Had a day break before Geog paper 1 and lol, that day was rather productive initially. I went to the Senja Cashew CC top level to study. That place is quite stuffy but really quiet. So I completed quite a lot of stuffs while I was there. But that place was really stuffy shit. It wasn't hot but there really was no air. They should either open up the windows or install an air con. -_-
Went to Mac to meet Feli for lunch. She was supposed to meet me to study in the morn but of course, cannot count on her to wake up early. Heh. Ok, sometimes she can but it depends. So anyway, Faeqa came over to find us after that. She just had her Geog paper 1 in school. Haha! But I swear, she's damn pro. Lol! As in really. Somehow she really can study geog. LOL! So anyway, tried to study at Mac but it was getting noisy so we decided to go EAC instead. And ya! Faeqa was evidently bored from watching us study. Haha! I wasn't that distracted by her though.
So yep, on the way to EAC we saw Swap and dragged her to EAC as well. Wrong choice. HAHA! This woman talks a lot I swear. Lol! Ok, I think she wasn't really in the mood also and she can't help it since there are pple there. Lol! Forever one lar she. But ok, though we kinda ended up talking for awhile, I had a great laugh with them. HAHA! About potential marriages and nonsense. They can make me laugh mad at times. But yes, studying with them can be super horrible at times. When they aren't in the mood, they aren't in the mood and they will make you not have the mood too. Lol! Horrible pple.
When I reached home, I kinda felt a bit stressed out I guess. 'cause there were so much stuffs left but so freaking little time left to study and stuffs. But I decided to just keep calm and do whatever I can even though it may not be enough. So yep, for Geog Paper 1, which was physical geog, I kinda just smoked my way through. It wasn't great but it wasn't that bad? Just that I really don't think I'll do well for it. And somehow, 3 hours isn't that long after all. Lol! I have a lot of 3 hours papers but they are all not enough man. I really need to manage my time well.
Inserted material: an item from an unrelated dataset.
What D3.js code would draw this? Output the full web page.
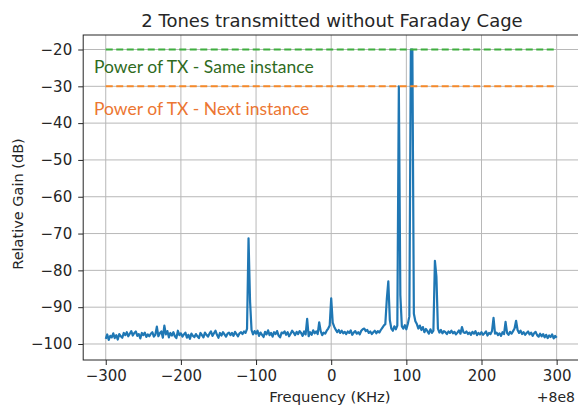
<!DOCTYPE html>
<html>
<head>
<meta charset="utf-8">
<script src="https://cdn.jsdelivr.net/npm/d3@7"></script>
<style>
  html, body { margin: 0; padding: 0; background: #fff; }
  svg { display: block; }
  text { font-family: "DejaVu Sans", sans-serif; fill: #262626; }
</style>
</head>
<body>
<svg id="chart" width="578" height="407"></svg>
<script>
// Spectrum sampled every 2 kHz around the 800 MHz carrier (offset in kHz)
const freqStart = -300;
const freqStep = 2;
const gainDb = [
  -98.6, -97.4, -98.9, -97.8, -98.2, -97.1, -98.4, -97.6, -98.8, -97.3,
  -97.9, -98.3, -97.0, -97.6, -96.8, -97.9, -97.2, -96.5, -97.7, -97.0,
  -96.6, -97.8, -97.3, -98.5, -97.0, -97.6, -96.9, -98.1, -97.4, -97.9,
  -97.2, -96.8, -98.0, -97.5, -95.3, -97.9, -97.1, -96.6, -98.3, -95.0,
  -97.4, -96.5, -98.2, -97.0, -97.7, -96.8, -97.9, -98.4, -96.4, -97.6,
  -97.1, -98.0, -97.4, -96.9, -98.3, -97.5, -98.6, -97.2, -97.8, -98.1,
  -97.3, -97.9, -98.4, -97.0, -97.6, -98.2, -96.9, -97.5, -98.0, -97.2,
  -96.6, -97.8, -97.1, -96.4, -97.5, -98.3, -97.0, -97.7, -96.8, -97.4,
  -98.0, -97.2, -96.9, -97.6, -97.0, -97.8, -96.7, -97.3, -97.9, -97.1,
  -96.8, -97.3, -96.6, -97.0, -95.9, -71.3, -88.3, -96.2, -97.4, -96.5,
  -97.2, -96.4, -97.8, -96.9, -97.5, -98.1, -96.7, -97.4, -96.3, -97.6,
  -97.0, -98.0, -96.8, -97.3, -96.5, -97.7, -98.2, -96.9, -97.1, -96.6,
  -97.5, -96.8, -97.9, -97.2, -96.4, -96.9, -97.6, -96.7, -97.3, -96.5,
  -97.0, -97.8, -96.6, -97.4, -93.2, -97.9, -96.8, -97.5, -96.3, -97.1,
  -96.6, -97.3, -94.1, -96.5, -97.6, -96.9, -97.2, -96.4, -95.8, -95.0,
  -87.6, -94.2, -95.3, -96.1, -96.8, -96.2, -97.0, -96.4, -97.1, -96.7,
  -97.3, -96.6, -97.0, -96.3, -97.5, -96.9, -96.5, -97.2, -96.8, -97.4,
  -96.4, -96.0, -95.8, -96.5, -96.2, -97.0, -96.6, -97.3, -96.8, -96.4,
  -97.1, -96.5, -96.9, -96.2, -95.6, -95.0, -94.6, -87.8, -83.0, -93.5,
  -95.8, -96.4, -95.2, -96.0, -95.0, -30.0, -86.7, -95.2, -95.8, -94.9,
  -96.0, -94.5, -92.5, -20.0, -20.0, -91.8, -93.8, -94.6, -95.8, -95.0,
  -96.2, -95.4, -96.8, -95.9, -96.5, -97.2, -96.0, -97.0, -96.4, -77.4,
  -81.7, -95.8, -96.9, -96.2, -97.1, -96.5, -96.8, -97.3, -96.6, -97.0,
  -96.4, -97.1, -96.7, -97.4, -96.9, -96.3, -97.2, -95.4, -96.8, -97.0,
  -96.6, -97.3, -96.9, -97.5, -96.7, -97.2, -96.5, -97.6, -97.0, -97.4,
  -96.8, -97.5, -97.1, -96.6, -97.7, -97.0, -97.3, -96.5, -92.9, -97.2,
  -96.9, -97.6, -97.1, -97.8, -96.8, -97.3, -94.0, -97.0, -97.5, -96.7,
  -97.2, -96.5, -95.8, -93.7, -96.2, -97.0, -96.4, -97.3, -96.8, -97.5,
  -97.0, -96.6, -97.4, -96.9, -97.8, -97.1, -96.7, -97.6, -98.0, -97.2,
  -97.9, -97.3, -98.2, -97.5, -98.4, -97.7, -98.1, -97.4, -98.5, -97.8,
  -98.3
];

// Reference power levels (dB) drawn as dashed lines across the band
const refLevels = [-20, -30];
const refLabels = ["Power of TX - Same instance", "Power of TX - Next instance"];
const refSpan = [-300, 300];

const xTicks = [-300, -200, -100, 0, 100, 200, 300];
const yTicks = [-100, -90, -80, -70, -60, -50, -40, -30, -20];

const titleText = "2 Tones transmitted without Faraday Cage";
const xLabel = "Frequency (KHz)";
const yLabel = "Relative Gain (dB)";
const offsetText = "+8e8";

const data = gainDb.map((g, i) => ({ f: freqStart + i * freqStep, g }));

const svg = d3.select("#chart");
const plot = { left: 83.2, right: 579.2, top: 35, bottom: 360 };

const x = d3.scaleLinear().domain([-330, 330]).range([plot.left, plot.right]);
const y = d3.scaleLinear().domain([-104.35, -16.06]).range([plot.bottom, plot.top]);

// grid
const grid = svg.append("g").attr("stroke", "#b8b8b8").attr("stroke-width", 1);
grid.selectAll("line.gx").data(xTicks).join("line")
  .attr("x1", d => x(d)).attr("x2", d => x(d))
  .attr("y1", plot.top).attr("y2", plot.bottom);
grid.selectAll("line.gy").data(yTicks).join("line")
  .attr("x1", plot.left).attr("x2", plot.right)
  .attr("y1", d => y(d)).attr("y2", d => y(d));

// spectrum trace
const line = d3.line().x(d => x(d.f)).y(d => y(d.g));
svg.append("path").datum(data)
  .attr("fill", "none")
  .attr("stroke", "#1f77b4")
  .attr("stroke-width", 2.2)
  .attr("stroke-linejoin", "round")
  .attr("d", line);

// dashed reference lines with their captions
const refColors = ["#3fae3f", "#f5892a"];
const textColors = ["#2f6b1e", "#ec7632"];
const captionOffset = [23, 29];
refLevels.forEach((lv, i) => {
  svg.append("line")
    .attr("x1", x(refSpan[0])).attr("x2", x(refSpan[1]))
    .attr("y1", y(lv)).attr("y2", y(lv))
    .attr("stroke", refColors[i])
    .attr("stroke-width", 2)
    .attr("stroke-dasharray", "7,3.5");
});
refLabels.forEach((t, i) => {
  svg.append("text")
    .attr("x", 94)
    .attr("y", y(refLevels[i]) + captionOffset[i])
    .style("font-family", "Lato, 'Open Sans', sans-serif")
    .style("font-size", "17.5px")
    .style("fill", textColors[i])
    .text(t);
});

// axes
const minus = d => d3.format("d")(d).replace("-", "\u2212");
const xAxis = d3.axisBottom(x).tickValues(xTicks).tickSize(5).tickPadding(5).tickFormat(minus);
const yAxis = d3.axisLeft(y).tickValues(yTicks).tickSize(5).tickPadding(6).tickFormat(minus);

const gx = svg.append("g").attr("transform", `translate(0,${plot.bottom})`).call(xAxis);
const gy = svg.append("g").attr("transform", `translate(${plot.left},0)`).call(yAxis);
[gx, gy].forEach(g => {
  g.select(".domain").remove();
  g.selectAll(".tick line").attr("stroke", "#262626");
  g.selectAll(".tick text").style("font-size", "15px").style("font-family", "DejaVu Sans").attr("fill", "#262626");
});

// frame
svg.append("rect")
  .attr("x", plot.left).attr("y", plot.top)
  .attr("width", plot.right - plot.left).attr("height", plot.bottom - plot.top)
  .attr("fill", "none").attr("stroke", "#262626").attr("stroke-width", 1);

// titles and labels
svg.append("text")
  .attr("x", 332).attr("y", 27)
  .attr("text-anchor", "middle").style("font-size", "18px")
  .text(titleText);
svg.append("text")
  .attr("x", 330).attr("y", 402)
  .attr("text-anchor", "middle").style("font-size", "14.8px")
  .text(xLabel);
svg.append("text")
  .attr("transform", `translate(23,204) rotate(-90)`)
  .attr("text-anchor", "middle").style("font-size", "14.5px")
  .text(yLabel);
svg.append("text")
  .attr("x", 575).attr("y", 402)
  .attr("text-anchor", "end").style("font-size", "14px")
  .text(offsetText);
</script>
</body>
</html>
After geog, I did a stupid thing by staying out to study. Lol. I should have went home to sleep first lar 'cause after geog, I really felt so burned out. My face and body really felt hot and really tired. Yes, the scary thing that geog can do to you. But I still tried studying a bit of econs before I went home at EAC. Felt super restless after awhile and plug on earpiece. Still felt restless so I decided to go home. But ok, I managed to read quite a few stuffs so not that bad. And wah, that was like the longest journey back home from EAC. I was really dragging my body and I really could sleep at any given moment if I just stop and lie by the roadside. LOL! But yes, luckily I have nonsense pple to entertain me on 6h whatsapp. =D Haha! Yes, talking to these nonsense pple made me feel better. And Jinghan is damn nice lar! He happened to be at the Gate 3 bus stop while I was walking home so he waited for me to walk until there and pei me walk back to my block. Haha! Saved me from falling asleep while walking. =D But yes!! He is an awesome friend~ Haha!
So econs day! Met Eunice and YL at Fusionopolis to study in the morning! I kinda woke up late but oh well. Heh. Came and hour later but yep, went to study straight away. Ok not exactly but almost. YL and I tried the Cool Lime drink and ok, it doesn't taste great. So yes, luckily we shared the drink. Studied with Jiayu and Diandra too! Had lunch and walked back to school. Econs paper 2 wasn't that bad. Just that I really suck at micro economics so that's kinda a bit of a problem there. I really need to study harder for it. It's really quite bad. My concepts for mircro economics and stuffs.
HAHA! Whoever that actually went to read every single word of this post, I'm proud of you man. I think it's one of the most boring posts. Haha! I'm really just rambling and ranting away. But I really need to ba. To remind myself to prepare way more and work way harder for A levels. If I do this for A levels, I really cannot get anywhere and that will be super horrible.
Yes, I'm going to be a mugger from now onwards! Ok, I'll strive to be one. Ok, I kinda want to be a mugger now. I don't care of pple say me no life and all 'cause really, just for these 3 more months of no life, I think it will be worth it. After all these ends, YES~!!! Haha!
Breathe. Such a simple and obvious thing but I needed to remind myself to breathe during the 1st week of prelims. It did help me through though I guess. Yes, just breathe. It really helps to calm your nerves and continue on without giving up.
And yes, I realise too that I have really great and awesome pple who will be supporting me all the way. Not all of them may be around me often, but I know that they will always be supporting and they will be there for me if I need them. Yes, I realise I'm really lucky to have met these really awesome friends. These people will always have faith in me even when I don't have faith in myself. Thank you for being here for me during this tough period of time. And yes!! Reading all the grad letters in sec 4 and birthday cards and letters really gives me the strength to continue to fight this race. And of course my family. The random small encouragements they give me daily. Yes, I think that was what I was lacking for those 2 weeks of prelims. =) Thank you my family and friends for standing by me. Haha!
This final lap, I'm prepared to give it my fullest and best fight.